Quote each line of the material verbatim, without the pictures.

- _DATASET EXCERPT_:
╔══
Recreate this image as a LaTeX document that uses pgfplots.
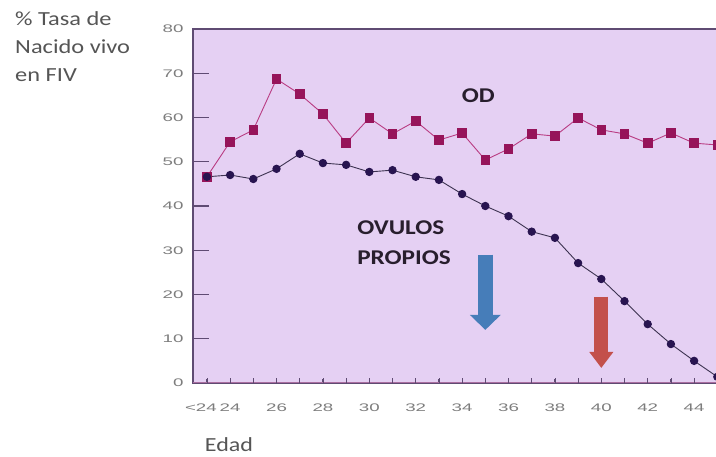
\documentclass[border=0pt]{standalone}
\usepackage{pgfplots}
\pgfplotsset{compat=1.18}
\usepackage{fontspec}
\setmainfont{Carlito}
\newfontfamily\tickfont{Liberation Sans}
\usetikzlibrary{arrows.meta}
\definecolor{bgcol}{RGB}{229,208,243}
\definecolor{odmark}{RGB}{150,20,90}
\definecolor{odline}{RGB}{185,60,130}
\definecolor{ovmark}{RGB}{40,20,80}
\definecolor{ovline}{RGB}{60,50,80}
\definecolor{axcol}{RGB}{95,75,115}
\definecolor{xaxcol}{RGB}{170,110,160}
\definecolor{tickcol}{RGB}{125,125,125}
\definecolor{txtcol}{RGB}{40,30,45}
\definecolor{labcol}{RGB}{85,85,85}
\definecolor{bluearr}{RGB}{70,125,185}
\definecolor{redarr}{RGB}{195,80,75}
\newcommand\tk[1]{\scalebox{1.7}[1]{#1}}
\begin{document}
\begin{tikzpicture}[x=1pt,y=1pt]
\path[use as bounding box] (0,0) rectangle (716,457);
\begin{axis}[
  at={(193pt,74pt)}, anchor=south west,
  scale only axis, width=530pt, height=354pt,
  xmin=22.4, xmax=45.245, ymin=0, ymax=80,
  axis line style={draw=axcol, line width=1.4pt},
  axis background/.style={fill=bgcol},
  xtick pos=bottom, ytick pos=left,
  tick align=inside,
  major tick length=4pt,
  every tick/.style={draw=axcol, line width=0.9pt},
  xtick={23,...,45},
  xticklabels={{\tk{<24}\kern12pt},\tk{24},,\tk{26},,\tk{28},,\tk{30},,\tk{32},,\tk{34},,\tk{36},,\tk{38},,\tk{40},,\tk{42},,\tk{44},},
  ytick={0,10,...,80},
  yticklabel={\tk{\pgfmathprintnumber{\tick}}},
  /pgf/number format/assume math mode=true,
  ticklabel style={font=\tickfont\fontsize{11}{12}\selectfont, text=tickcol},
  xticklabel style={yshift=-17pt},
  yticklabel style={xshift=-6pt},
]
\draw[draw=xaxcol, line width=1.4pt] (rel axis cs:0,0) -- (rel axis cs:1,0);
% OD (ovodonacion)
\addplot[odline, line width=0.9pt, mark=square*, mark size=4.3pt,
  mark options={draw=odmark, fill=odmark}] coordinates {
  (23,46.6) (24,54.5) (25,57.2) (26,68.7) (27,65.3) (28,60.8) (29,54.2)
  (30,59.9) (31,56.3) (32,59.2) (33,54.9) (34,56.5) (35,50.4) (36,52.9)
  (37,56.3) (38,55.8) (39,59.9) (40,57.2) (41,56.3) (42,54.2) (43,56.5)
  (44,54.2) (45,53.8)};
% Ovulos propios
\addplot[ovline, line width=0.9pt, mark=*, mark size=3.7pt,
  mark options={draw=ovmark, fill=ovmark}] coordinates {
  (23,46.6) (24,47.0) (25,46.1) (26,48.4) (27,51.8) (28,49.7) (29,49.3)
  (30,47.7) (31,48.1) (32,46.6) (33,45.9) (34,42.7) (35,40.0) (36,37.7)
  (37,34.2) (38,32.8) (39,27.1) (40,23.5) (41,18.5) (42,13.3) (43,8.8)
  (44,5.0) (45,1.4)};
\draw[bluearr, line width=15pt, -{Triangle[width=30pt,length=15pt]}]
  (axis cs:35,29) -- (axis cs:35,12);
\draw[redarr, line width=14pt, -{Triangle[width=23pt,length=16pt]}]
  (axis cs:40,19.5) -- (axis cs:40,3.4);
\node[font=\bfseries\fontsize{21}{25}\selectfont, text=txtcol, xscale=1.2]
  at (axis cs:34.7,64.9) {OD};
\node[font=\bfseries\fontsize{21}{30}\selectfont, text=txtcol, align=left,
  anchor=west, inner sep=0pt, xscale=1.2]
  at (axis cs:29.47,31.7) {OVULOS\\PROPIOS};
\end{axis}
% axis tick marks (decoration only)
\foreach \i in {1,...,7} \draw[axcol, line width=1.1pt] (193,74+\i*44.25) -- ++(16,0);
\foreach \i in {0,...,22} \draw[axcol, line width=1pt] (207.1+\i*23.2,74) -- ++(0,5);
\node[anchor=north west, inner sep=0pt, align=left, text=labcol,
  font=\fontsize{20}{28}\selectfont, xscale=1.22] at (15,446)
  {\% Tasa de\\Nacido vivo\\en FIV};
\node[text=labcol, font=\fontsize{20}{24}\selectfont, xscale=1.2] at (229,12) {Edad};
\end{tikzpicture}
\end{document}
╚══
- _SOLVED PROBLEM_:
Recreate this image as a LaTeX document that uses pgfplots.
\documentclass[border=0pt]{standalone}
\usepackage{pgfplots}
\pgfplotsset{compat=1.18}
\usepackage{fontspec}
\setmainfont{Carlito}
\newfontfamily\tickfont{Liberation Sans}
\usetikzlibrary{arrows.meta}
\definecolor{bgcol}{RGB}{229,208,243}
\definecolor{odmark}{RGB}{150,20,90}
\definecolor{odline}{RGB}{185,60,130}
\definecolor{ovmark}{RGB}{40,20,80}
\definecolor{ovline}{RGB}{60,50,80}
\definecolor{axcol}{RGB}{95,75,115}
\definecolor{xaxcol}{RGB}{170,110,160}
\definecolor{tickcol}{RGB}{125,125,125}
\definecolor{txtcol}{RGB}{40,30,45}
\definecolor{labcol}{RGB}{85,85,85}
\definecolor{bluearr}{RGB}{70,125,185}
\definecolor{redarr}{RGB}{195,80,75}
\newcommand\tk[1]{\scalebox{1.7}[1]{#1}}
\begin{document}
\begin{tikzpicture}[x=1pt,y=1pt]
\path[use as bounding box] (0,0) rectangle (716,457);
\begin{axis}[
  at={(193pt,74pt)}, anchor=south west,
  scale only axis, width=530pt, height=354pt,
  xmin=22.4, xmax=45.245, ymin=0, ymax=80,
  axis line style={draw=axcol, line width=1.4pt},
  axis background/.style={fill=bgcol},
  xtick pos=bottom, ytick pos=left,
  tick align=inside,
  major tick length=4pt,
  every tick/.style={draw=axcol, line width=0.9pt},
  xtick={23,...,45},
  xticklabels={{\tk{<24}\kern12pt},\tk{24},,\tk{26},,\tk{28},,\tk{30},,\tk{32},,\tk{34},,\tk{36},,\tk{38},,\tk{40},,\tk{42},,\tk{44},},
  ytick={0,10,...,80},
  yticklabel={\tk{\pgfmathprintnumber{\tick}}},
  /pgf/number format/assume math mode=true,
  ticklabel style={font=\tickfont\fontsize{11}{12}\selectfont, text=tickcol},
  xticklabel style={yshift=-17pt},
  yticklabel style={xshift=-6pt},
]
\draw[draw=xaxcol, line width=1.4pt] (rel axis cs:0,0) -- (rel axis cs:1,0);
% OD (ovodonacion)
\addplot[odline, line width=0.9pt, mark=square*, mark size=4.3pt,
  mark options={draw=odmark, fill=odmark}] coordinates {
  (23,46.6) (24,54.5) (25,57.2) (26,68.7) (27,65.3) (28,60.8) (29,54.2)
  (30,59.9) (31,56.3) (32,59.2) (33,54.9) (34,56.5) (35,50.4) (36,52.9)
  (37,56.3) (38,55.8) (39,59.9) (40,57.2) (41,56.3) (42,54.2) (43,56.5)
  (44,54.2) (45,53.8)};
% Ovulos propios
\addplot[ovline, line width=0.9pt, mark=*, mark size=3.7pt,
  mark options={draw=ovmark, fill=ovmark}] coordinates {
  (23,46.6) (24,47.0) (25,46.1) (26,48.4) (27,51.8) (28,49.7) (29,49.3)
  (30,47.7) (31,48.1) (32,46.6) (33,45.9) (34,42.7) (35,40.0) (36,37.7)
  (37,34.2) (38,32.8) (39,27.1) (40,23.5) (41,18.5) (42,13.3) (43,8.8)
  (44,5.0) (45,1.4)};
\draw[bluearr, line width=15pt, -{Triangle[width=30pt,length=15pt]}]
  (axis cs:35,29) -- (axis cs:35,12);
\draw[redarr, line width=14pt, -{Triangle[width=23pt,length=16pt]}]
  (axis cs:40,19.5) -- (axis cs:40,3.4);
\node[font=\bfseries\fontsize{21}{25}\selectfont, text=txtcol, xscale=1.2]
  at (axis cs:34.7,64.9) {OD};
\node[font=\bfseries\fontsize{21}{30}\selectfont, text=txtcol, align=left,
  anchor=west, inner sep=0pt, xscale=1.2]
  at (axis cs:29.47,31.7) {OVULOS\\PROPIOS};
\end{axis}
% axis tick marks (decoration only)
\foreach \i in {1,...,7} \draw[axcol, line width=1.1pt] (193,74+\i*44.25) -- ++(16,0);
\foreach \i in {0,...,22} \draw[axcol, line width=1pt] (207.1+\i*23.2,74) -- ++(0,5);
\node[anchor=north west, inner sep=0pt, align=left, text=labcol,
  font=\fontsize{20}{28}\selectfont, xscale=1.22] at (15,446)
  {\% Tasa de\\Nacido vivo\\en FIV};
\node[text=labcol, font=\fontsize{20}{24}\selectfont, xscale=1.2] at (229,12) {Edad};
\end{tikzpicture}
\end{document}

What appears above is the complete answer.